Il se trouve que dans cette affaire, le salarié ne s’était pas porté candidat aux élections des DP de l’entreprise utilisatrice. Néanmoins, au vu de la motivation de la Cour de cassation, la solution aurait probablement été identique si tel avait été le cas.

En l’état, il faut donc considérer que l’option exercée par les salariés mis à disposition dans le cadre de l’élection des anciennes instances (CE et/ou DP) ne vaut plus pour le CSE. Dit plus prosaïquement, les compteurs sont remis à zéro.

Combiné avec le principe qu’elle avait énoncé en 2010, ce nouvel arrêt de la Cour de cassation pourrait conduire à devoir distinguer deux hypothèses :

  • Cas 1 : les 1ères élections du CSE au sein de l’entreprise d’origine précédent celles organisées dans l’entreprise utilisatrice.

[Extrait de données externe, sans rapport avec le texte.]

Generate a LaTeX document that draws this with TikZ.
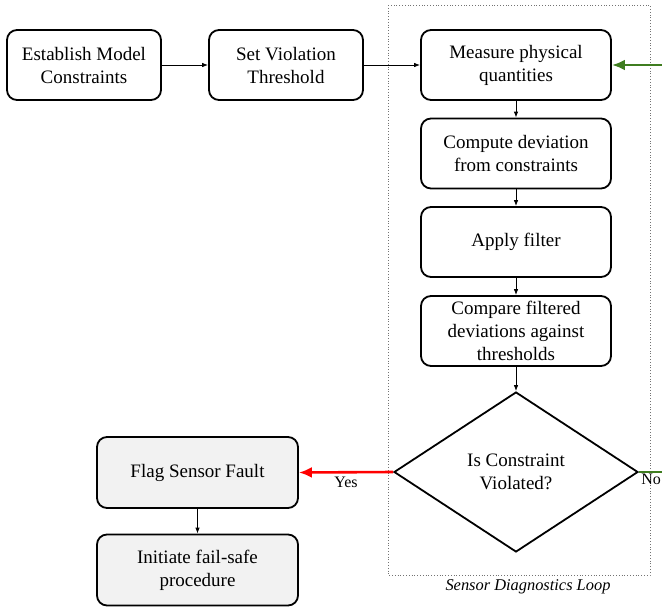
\documentclass[tikz,border=0pt]{standalone}
\usepackage{fontspec}
\setmainfont{Liberation Serif}
\usepackage{tikz}
\usetikzlibrary{positioning,shapes.geometric,arrows.meta}
\definecolor{loopgreen}{HTML}{3F7D20}
\begin{document}
\begin{tikzpicture}[x=1pt, y=-1pt, line width=0.8pt,
  stepbox/.style={draw=black, line width=1.8pt, rounded corners=10pt, align=center, font=\fontsize{19}{23}\selectfont, inner sep=2pt},
  faultbox/.style={stepbox, fill=black!5},
  decbox/.style={draw=black, line width=1.8pt, diamond, aspect=1.5, align=center, font=\fontsize{19}{23}\selectfont, inner sep=0pt, minimum width=244pt, minimum height=160pt},
  arr/.style={-{Latex[length=6pt,width=4.5pt]}, color=black, line width=0.8pt},
  yesarr/.style={-{Latex[length=13pt,width=11pt]}, color=red, line width=2.6pt},
  noarr/.style={-{Latex[length=13pt,width=11pt]}, color=loopgreen, line width=2.6pt}]
\useasboundingbox (0,0) rectangle (662,606);
% ---- loop frame
\draw[black!55, dotted, line width=0.8pt] (388,5) rectangle (650,575);
\node[font=\fontsize{16.4}{19}\selectfont\itshape] (looplabel) at (528,587) {Sensor Diagnostics Loop};
% ---- steps
\node[stepbox, minimum width=154pt, minimum height=70pt] (model) at (84,65) {Establish Model\\ Constraints};
\node[stepbox, minimum width=154pt, minimum height=70pt] (thresh) at (286,65) {Set Violation\\ Threshold};
\node[stepbox, minimum width=190pt, minimum height=70pt] (measure) at (516,65) {Measure physical\\ quantities};
\node[stepbox, minimum width=190pt, minimum height=70pt] (deviation) at (516,153.5) {Compute deviation\\ from constraints};
\node[stepbox, minimum width=190pt, minimum height=70pt] (filter) at (516,242) {Apply filter};
\node[stepbox, minimum width=190pt, minimum height=70pt] (compare) at (516,331) {Compare filtered\\ deviations against\\ thresholds};
\node[decbox] (violated) at (516,472) {Is Constraint\\ Violated?};
\node[faultbox, minimum width=201pt, minimum height=71pt] (flag) at (197.5,472.5) {Flag Sensor Fault};
\node[faultbox, minimum width=201pt, minimum height=71pt] (failsafe) at (197.5,570) {Initiate fail-safe\\ procedure};
% ---- connectors
\draw[arr] (model) -- (thresh);
\draw[arr] (thresh) -- (measure);
\draw[arr] (measure) -- (deviation);
\draw[arr] (deviation) -- (filter);
\draw[arr] (filter) -- (compare);
\draw[arr] (compare) -- (violated);
\draw[arr] (flag) -- (failsafe);
\draw[yesarr] (violated.west) -- node[below, font=\fontsize{16}{19}\selectfont, text=black, pos=0.5] {Yes} (flag.east);
\draw[noarr] (violated.east) -- ++(80,0) |- (measure.east);
\node[anchor=north west, font=\fontsize{16}{19}\selectfont, inner sep=2pt] (nolabel) at (violated.east) {No};
\end{tikzpicture}
\end{document}
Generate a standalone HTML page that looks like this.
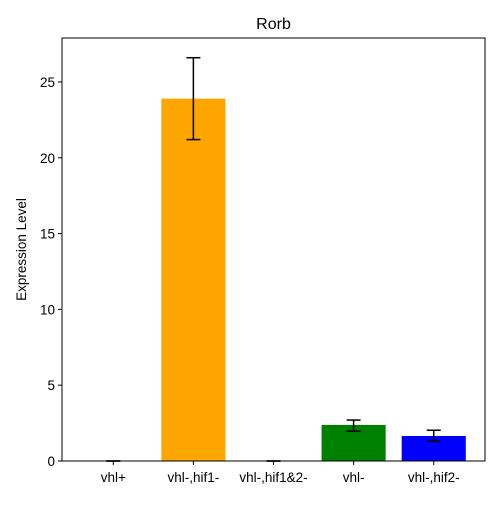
<!DOCTYPE html>
<html><head><meta charset="utf-8"><style>body{margin:0;background:#fff}svg{font-family:"Liberation Sans",sans-serif}</style></head>
<body>
<svg id="c" width="500" height="500"></svg>
<script>
const categories=["vhl+","vhl-,hif1-","vhl-,hif1&2-","vhl-","vhl-,hif2-"];
const values=[0.0,23.9,0.0,2.38,1.65];
const errLow=[0.0,21.2,0.0,1.97,1.3];
const errHigh=[0.0,26.6,0.0,2.7,2.03];
const colors=["#1f77b4","orange","#e377c2","green","blue"];
const yTicks=[0,5,10,15,20,25];
const NS="http://www.w3.org/2000/svg";
const svg=document.getElementById('c');
const L=62,R=485,T=38,B=461,ymax=27.9;
const y=v=>B-v/ymax*(B-T);
const xmin=-0.64,xmax=4.64;
const x=i=>L+(i-xmin)/(xmax-xmin)*(R-L);
const bw=0.8*(R-L)/(xmax-xmin);
function mk(t,a,p){const e=document.createElementNS(NS,t);for(const k in a)e.setAttribute(k,a[k]);(p||svg).appendChild(e);return e;}
const title=mk('text',{x:273.5,y:29,'text-anchor':'middle','font-size':16});title.textContent='Rorb';


values.forEach((v,i)=>{
 const r=mk('rect',{x:x(i)-bw/2,y:y(v),width:bw,height:B-y(v),fill:colors[i]});
 
 
 const g=mk('g',{stroke:'#000','stroke-width':1.5});
 
 
 mk('line',{x1:x(i),x2:x(i),y1:y(errLow[i]),y2:y(errHigh[i])},g);
 mk('line',{x1:x(i)-7,x2:x(i)+7,y1:y(errLow[i]),y2:y(errLow[i])},g);
 mk('line',{x1:x(i)-7,x2:x(i)+7,y1:y(errHigh[i]),y2:y(errHigh[i])},g);
 mk('line',{x1:x(i),x2:x(i),y1:B,y2:B+4,stroke:'#000'});
 const t=mk('text',{x:x(i),y:B+21,'text-anchor':'middle','font-size':13.5});t.textContent=categories[i];
 
 
});
yTicks.forEach(v=>{
 mk('line',{x1:L-4,x2:L,y1:y(v),y2:y(v),stroke:'#000'});
 const t=mk('text',{x:L-7,y:y(v)+5,'text-anchor':'end','font-size':13.5});t.textContent=v;
 
 
});
const f=mk('rect',{x:L,y:T,width:R-L,height:B-T,fill:'none',stroke:'#000'});


const yl=mk('text',{x:26,y:249.5,'text-anchor':'middle','font-size':13.5,transform:'rotate(-90 26 249.5)'});yl.textContent='Expression Level';


</script>
</body></html>
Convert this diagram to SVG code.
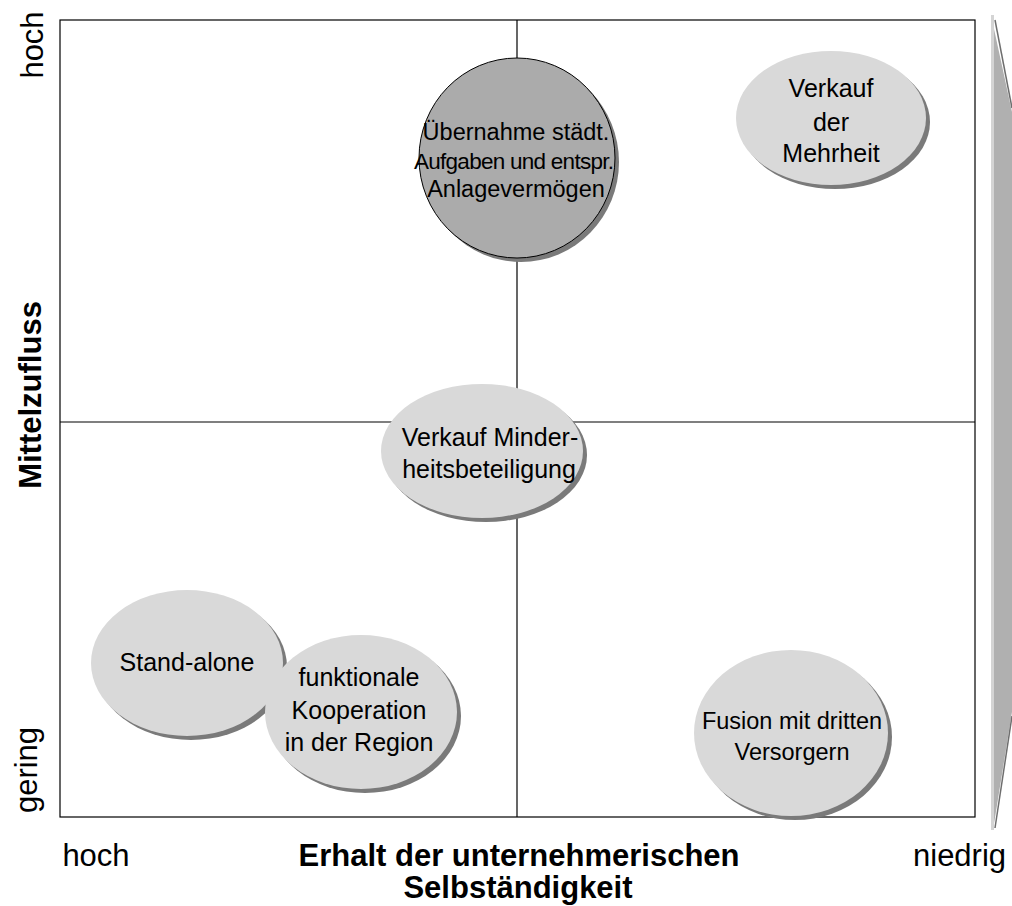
<svg xmlns="http://www.w3.org/2000/svg" width="1012" height="906" viewBox="0 0 1012 906">
<style>
text{font-family:"Liberation Sans",Arial,sans-serif;fill:#000;}
.t{font-size:25px;text-anchor:middle;}
.ts{font-size:23.5px;text-anchor:middle;}
.tm{font-size:22.5px;text-anchor:middle;}
.tf{font-size:23.5px;text-anchor:middle;}
.ax{font-size:31px;}
.b{font-size:31px;font-weight:bold;text-anchor:middle;}
.sh{fill:#7a7a7a;}
.el{fill:#d9d9d9;}
.dk{fill:#ababab;stroke:#000;stroke-width:1;}
.ln{stroke:#000;stroke-width:1.2;fill:none;}
</style>
<rect width="1012" height="906" fill="#fff"/>
<g id="arrow">
<polygon points="991,15 1012,112 1012,712 993,830" fill="#b0b0b0"/>
<polygon points="991,15 994,15 994,830 991,830" fill="#d4d4d4"/>
<line x1="995" y1="20" x2="1012" y2="108" stroke="#6e6e6e" stroke-width="1.5"/>
<line x1="1012" y1="716" x2="995" y2="828" stroke="#6e6e6e" stroke-width="1.5"/>
</g>
<g id="connectors">
<rect x="60" y="20" width="915" height="797" class="ln"/>
<line x1="517" y1="20" x2="517" y2="817" class="ln"/>
<line x1="60" y1="422" x2="975" y2="422" class="ln"/>
</g>
<g id="uebernahme">
<ellipse cx="521" cy="162" rx="98" ry="100" class="sh"/>
<ellipse cx="517" cy="158" rx="98" ry="100" class="dk"/>
<text class="ts" x="516" y="140">Übernahme städt.</text>
<text class="tm" x="514" y="169" textLength="200" lengthAdjust="spacing">Aufgaben und entspr.</text>
<text class="ts" x="516" y="197">Anlagevermögen</text>
</g>
<g id="verkauf-mehrheit">
<ellipse cx="835" cy="122" rx="95" ry="67" class="sh"/>
<ellipse cx="831" cy="118" rx="95" ry="67" class="el"/>
<text class="t" x="831" y="97">Verkauf</text>
<text class="t" x="831" y="131">der</text>
<text class="t" x="831" y="162">Mehrheit</text>
</g>
<g id="verkauf-minderheit">
<ellipse cx="486" cy="455" rx="101" ry="67" class="sh"/>
<ellipse cx="482" cy="451" rx="101" ry="67" class="el"/>
<text class="t" x="490" y="446">Verkauf Minder-</text>
<text class="t" x="489" y="478">heitsbeteiligung</text>
</g>
<g id="stand-alone">
<ellipse cx="191" cy="667" rx="96" ry="73" class="sh"/>
<ellipse cx="187" cy="663" rx="96" ry="73" class="el"/>
<text class="t" x="187" y="671">Stand-alone</text>
</g>
<g id="kooperation">
<ellipse cx="365" cy="716" rx="96" ry="77" class="sh"/>
<ellipse cx="361" cy="712" rx="96" ry="77" class="el"/>
<text class="t" x="359" y="686">funktionale</text>
<text class="t" x="359" y="719">Kooperation</text>
<text class="t" x="359" y="751">in der Region</text>
</g>
<g id="fusion">
<ellipse cx="795" cy="737" rx="97" ry="83" class="sh"/>
<ellipse cx="791" cy="733" rx="97" ry="83" class="el"/>
<text class="tf" x="792" y="729">Fusion mit dritten</text>
<text class="tf" x="792" y="760">Versorgern</text>
</g>
<g id="axis-labels">
<text class="ax" text-anchor="middle" transform="translate(43,45) rotate(-90)">hoch</text>
<text class="ax" text-anchor="middle" transform="translate(37,770) rotate(-90)">gering</text>
<text class="b" transform="translate(41,395) rotate(-90)">Mittelzufluss</text>
<text class="ax" text-anchor="middle" x="96" y="866">hoch</text>
<text class="ax" x="913" y="866">niedrig</text>
<text class="b" x="519" y="866">Erhalt der unternehmerischen</text>
<text class="b" x="518" y="898">Selbständigkeit</text>
</g>
</svg>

Le salarié exercera normalement ses droits électoraux chez son employeur. Lors de la mise en place du CSE chez l’utilisateur, le salarié pourra décider d’y être électeur sans que puisse lui être opposée sa participation aux élections du CSE de son entreprise d’appartenance. Son choix l’engagera alors pour toute la durée du cycle électoral ;
  • Cas 2 : les 1ères élections du CSE au sein de l’entreprise utilisatrice précédent celles organisées dans l’entreprise d’origine. Le salarié devra exercer son option lors de la mise en place du CSE dans l’entreprise utilisatrice. S’il décide d’y électeur, son choix l’ayant engagé pour toute la durée du cycle électoral, il ne pourra pas voter aux 1ères élections du CSE organisées par son employeur.